▸ **Information shown**:
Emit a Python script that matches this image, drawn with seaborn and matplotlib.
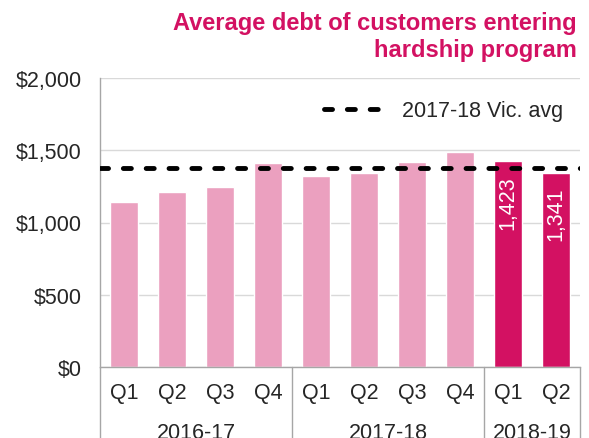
import pandas as pd
import numpy as np
import seaborn as sns
import matplotlib.pyplot as plt
import matplotlib.transforms as mtransforms
from matplotlib.lines import Line2D

# Chart data
years = ["2016-17"] * 4 + ["2017-18"] * 4 + ["2018-19"] * 2
quarters = ["Q1", "Q2", "Q3", "Q4", "Q1", "Q2", "Q3", "Q4", "Q1", "Q2"]
avg_debt = [1140, 1209, 1244, 1412, 1324, 1340, 1417, 1490, 1423, 1341]
vic_avg = 1380
vic_label = "2017-18 Vic. avg"
title = "Average debt of customers entering\nhardship program"

light_pink = "#EBA0BF"
magenta = "#D31162"
grey = "#A6A6A6"
fs = 15.5

data = pd.DataFrame({"year": years, "quarter": quarters, "debt": avg_debt})
data["key"] = data["year"] + " " + data["quarter"]
data["latest"] = np.where(data["year"] == "2018-19", "latest", "past")

sns.set_style("white")
plt.rcParams["font.family"] = ["Liberation Sans", "DejaVu Sans"]

fig = plt.figure(figsize=(5.89, 4.39), dpi=100)
ax = fig.add_axes([100 / 589, 1 - 368 / 439, 480 / 589, 289 / 439])

sns.barplot(data=data, x="key", y="debt", hue="latest",
            palette={"past": light_pink, "latest": magenta},
            dodge=False, legend=False, width=0.57, saturation=1, ax=ax)

ax.set_xlim(-0.5, len(data) - 0.5)
ax.set_ylim(0, 2000)
ax.set_yticks([0, 500, 1000, 1500, 2000])
ax.set_yticklabels([f"${v:,.0f}" for v in [0, 500, 1000, 1500, 2000]], fontsize=fs)
ax.set_xticks(range(len(data)))
ax.set_xticklabels(data["quarter"], fontsize=fs)
ax.tick_params(axis="x", length=0, pad=11)
ax.tick_params(axis="y", length=0, pad=13)
ax.set_xlabel("")
ax.set_ylabel("")

ax.yaxis.grid(True, color="#D9D9D9", linewidth=1)
ax.set_axisbelow(True)
for side in ["top", "right"]:
    ax.spines[side].set_visible(False)
for side in ["left", "bottom"]:
    ax.spines[side].set_color(grey)
    ax.spines[side].set_linewidth(1)

# Vic average line
ax.axhline(vic_avg, color="black", linewidth=3.5, linestyle=(0, (1.65, 3.05)),
           dash_capstyle="round", zorder=5)

# data labels inside latest bars
for i, row in data.iterrows():
    if row["latest"] == "latest":
        ax.text(i, row["debt"] - 95, f"{row['debt']:,}", rotation=90,
                ha="center", va="top", color="white", fontsize=fs)

# group labels and separators
trans = mtransforms.blended_transform_factory(ax.transData, ax.transAxes)
bounds = [-0.5]
for y in data["year"].unique():
    idx = data.index[data["year"] == y]
    bounds.append(idx.max() + 0.5)
    ax.text((idx.min() + idx.max()) / 2, -0.225, y, transform=trans,
            ha="center", va="center", fontsize=fs)
for b in bounds:
    ax.plot([b, b], [0, -0.3], transform=trans, color=grey, linewidth=1,
            clip_on=False)

handle = Line2D([], [], color="black", linewidth=3.5,
                linestyle=(0, (1.65, 3.05)), dash_capstyle="round")
ax.legend([handle], [vic_label], loc="upper right", frameon=False,
          fontsize=fs, handlelength=2.75, handletextpad=0.85,
          bbox_to_anchor=(1.005, 0.99))

fig.text(577 / 589, 1 - 12 / 439, title, ha="right", va="top",
         fontsize=17, fontweight="bold", color=magenta, linespacing=1.2)

fig.savefig("out.png", dpi=100)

▸ **Stated task**: Repeat the lines exactly as they stand, from the opening line of the data through the line with "debt of customers". Pictures stay out of the copy.

▸ **Answer for this exercise**:
Emit a Python script that matches this image, drawn with seaborn and matplotlib.
import pandas as pd
import numpy as np
import seaborn as sns
import matplotlib.pyplot as plt
import matplotlib.transforms as mtransforms
from matplotlib.lines import Line2D

# Chart data
years = ["2016-17"] * 4 + ["2017-18"] * 4 + ["2018-19"] * 2
quarters = ["Q1", "Q2", "Q3", "Q4", "Q1", "Q2", "Q3", "Q4", "Q1", "Q2"]
avg_debt = [1140, 1209, 1244, 1412, 1324, 1340, 1417, 1490, 1423, 1341]
vic_avg = 1380
vic_label = "2017-18 Vic. avg"
title = "Average debt of customers entering\nhardship program"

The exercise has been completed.